Revisitamos un clásico que evoluciona sin perder sus célebres orígenes Ayer, hoy, siempre… Zalacaín
Más de 40 años avalan a uno de los iconos de la restauración madrileña por excelencia. Y por mucho que tantos otros aboguen por la vuelta a lo clásico, lo cierto es que para clásicos, pocos como Zalacaín.
En Zalacaín todo es refinado, todo es detalle y todo es delicia, desde que se cruzan sus puertas en la calle Álvarez de Baena. Empezando por el recibimiento, siguiendo por el código de vestimenta exigido, pasando por el exquisito y personalizado servicio y terminando, por supuesto, por su maravillosa cocina. No importa que perdiera la Estrella porque sigue brillando igual.
Entrar en este templo capitalino es viajar en el tiempo y revivir de nuevo ese formalismo extinto de los restaurantes de lujo de antaño, esa sofisticación y elegancia con cierto aroma a naftalina que hoy es, por desgracia, casi una reliquia. Zalacaín lo mantiene en gran parte gracias a un equipo humano que le acompaña desde hace años y que mima a la clientela más fiel como si de sus propios invitados se tratase.
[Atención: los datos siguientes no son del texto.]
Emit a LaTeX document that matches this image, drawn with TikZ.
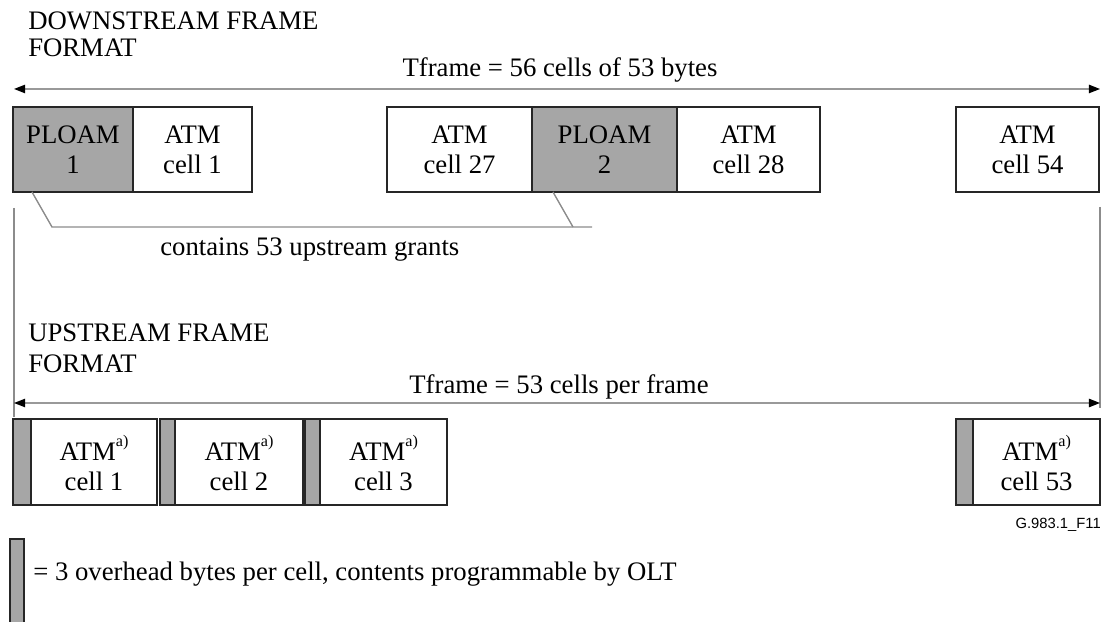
\documentclass[tikz,border=0pt]{standalone}
\usepackage{fontspec}
\setmainfont{Liberation Serif}
\newfontfamily\sansf{Liberation Sans}
\usetikzlibrary{arrows.meta}
\newcommand{\supa}{\smash{\raisebox{10.5pt}{\fontsize{11.5}{11.5}\selectfont a)}}}
\begin{document}
\begin{tikzpicture}[x=0.025cm,y=-0.025cm,
  every node/.style={font=\fontsize{19}{21.3}\selectfont},
  cellbox/.style={draw=black!85,line width=1.3pt,inner sep=0pt,align=center},
  dbox/.style={cellbox,minimum height=2.125cm},
  ubox/.style={cellbox,minimum height=2.15cm},
  shade/.style={fill=black!35},
  dim/.style={draw=black!40,line width=1.1pt,{Triangle[length=8pt,width=6pt,color=black]}-{Triangle[length=8pt,width=6pt,color=black]}},
  guide/.style={draw=black!45,line width=1pt},
  txt/.style={inner sep=0pt,anchor=base west},
  ctxt/.style={inner sep=0pt,anchor=base}
]
\useasboundingbox (0,0) rectangle (1104,622);

% ---------- downstream ----------
\node[txt] (dt1) at (28,30) {DOWNSTREAM FRAME};
\node[txt] (dt2) at (28,57) {FORMAT};
\coordinate (dl) at (14,89);
\coordinate (dr) at (1100,89);
\draw[dim] (dl) -- (dr);
\node[ctxt] (dlab) at (560,77) {Tframe = 56 cells of 53 bytes};

\node[dbox,shade,minimum width=3cm]     (p1)  at (73,149.5)    {PLOAM\\1};
\node[dbox,minimum width=2.975cm]       (a1)  at (192.5,149.5) {ATM\\cell 1};
\node[dbox,minimum width=3.625cm]       (a27) at (459.5,149.5) {ATM\\cell 27};
\node[dbox,shade,minimum width=3.625cm] (p2)  at (604.5,149.5) {PLOAM\\2};
\node[dbox,minimum width=3.575cm]       (a28) at (748.5,149.5) {ATM\\cell 28};
\node[dbox,minimum width=3.575cm]       (a54) at (1027.5,149.5) {ATM\\cell 54};

\coordinate (g1a) at (32,192);
\coordinate (g1b) at (52,227);
\coordinate (g1c) at (592,227);
\coordinate (g2a) at (553,192);
\coordinate (g2b) at (573,227);
\draw[guide] (g1a) -- (g1b) -- (g1c);
\draw[guide] (g2a) -- (g2b);
\node[txt] (grants) at (160,256) {contains 53 upstream grants};

% side lines
\coordinate (vl1) at (14,208);
\coordinate (vl2) at (14,417);
\coordinate (vr1) at (1100,207);
\coordinate (vr2) at (1100,408);
\draw[guide] (vl1) -- (vl2);
\draw[guide] (vr1) -- (vr2);

% ---------- upstream ----------
\node[txt] (ut1) at (28,342) {UPSTREAM FRAME};
\node[txt] (ut2) at (28,372) {FORMAT};
\coordinate (ul) at (14,403);
\coordinate (ur) at (1100,403);
\draw[dim] (ul) -- (ur);
\node[ctxt] (ulab) at (559,393) {Tframe = 53 cells per frame};

\node[ubox,shade,minimum width=0.45cm]  (s1)  at (22,462) {};
\node[ubox,minimum width=3.15cm]        (c1)  at (94,462) {\rule{0pt}{20pt}ATM\supa\\cell 1};
\node[ubox,shade,minimum width=0.375cm] (s2)  at (167.5,462) {};
\node[ubox,minimum width=3.2cm]         (c2)  at (239,462) {\rule{0pt}{20pt}ATM\supa\\cell 2};
\node[ubox,shade,minimum width=0.375cm] (s3)  at (312.5,462) {};
\node[ubox,minimum width=3.175cm]       (c3)  at (383.5,462) {\rule{0pt}{20pt}ATM\supa\\cell 3};
\node[ubox,shade,minimum width=0.425cm] (s53) at (964.5,462) {};
\node[ubox,minimum width=3.175cm]       (c53) at (1036.5,462) {\rule{0pt}{20pt}ATM\supa\\cell 53};

\node[anchor=base east,inner sep=0pt,font=\sansf\fontsize{10.5}{12}\selectfont] (fig) at (1101,528) {G.983.1\_F11};

% ---------- legend ----------
\node[cellbox,shade,minimum width=0.35cm,minimum height=2.275cm] (leg) at (17,584.5) {};
\node[txt] (legt) at (33,580) {= 3 overhead bytes per cell, contents programmable by OLT};
\end{tikzpicture}
\end{document}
También a la nueva, que la hay. También a los más jóvenes que nos aventuramos a descubrir esos referentes de generaciones pasadas, y que nos sorprendemos al encontrarlos repletos a diario, dejando claro que lo bueno gusta porque es bueno, sencillamente.
Zalacaín, por suerte, ha sabido evolucionar con los tiempos. Aunque no haya perdido su encantadora esencia ha sabido combinarla con lo que el presente depara. Y he aquí la clave de su éxito. La prueba patente es el último cambio de temporada, reflejado en una carta primaveral y estival que se impregna de nuevos aires sin perder nunca de vista sus orígenes.
Esta pequeña transformación es fruto de la investigación, la prospección, el viaje. De otras culturas gastronómicas han traído nuevos ingredientes que el público reclama, preparaciones más ligeras, más sutiles quizá. Un carpaccio de bacalao con quínoa y pochas, un bogavante guisado con carillas y pimentón en su jugo o un minimalista huevo mollet con crema de guisantes, hongos y caviar, de influencia nipona, son algunos claros ejemplos que quedan aún más patentes si nos decantamos, como hicimos, por un menú que funde estos platos con esos otros pasados que se recuerdan y recuperan, algunos como la lasaña gratinada de hongos e hígado de oca y la manita de cerdo rellena de setas y cordero a la mostaza antigua. Y por favor, que no falten unas patatas suflé.
Con ellas, con todo, con imprescindibles y con novedades, con un demostrado “savoir faire” Zalacaín conquistó, conquista y seguro lo seguirá haciendo. Ayer, hoy y siempre.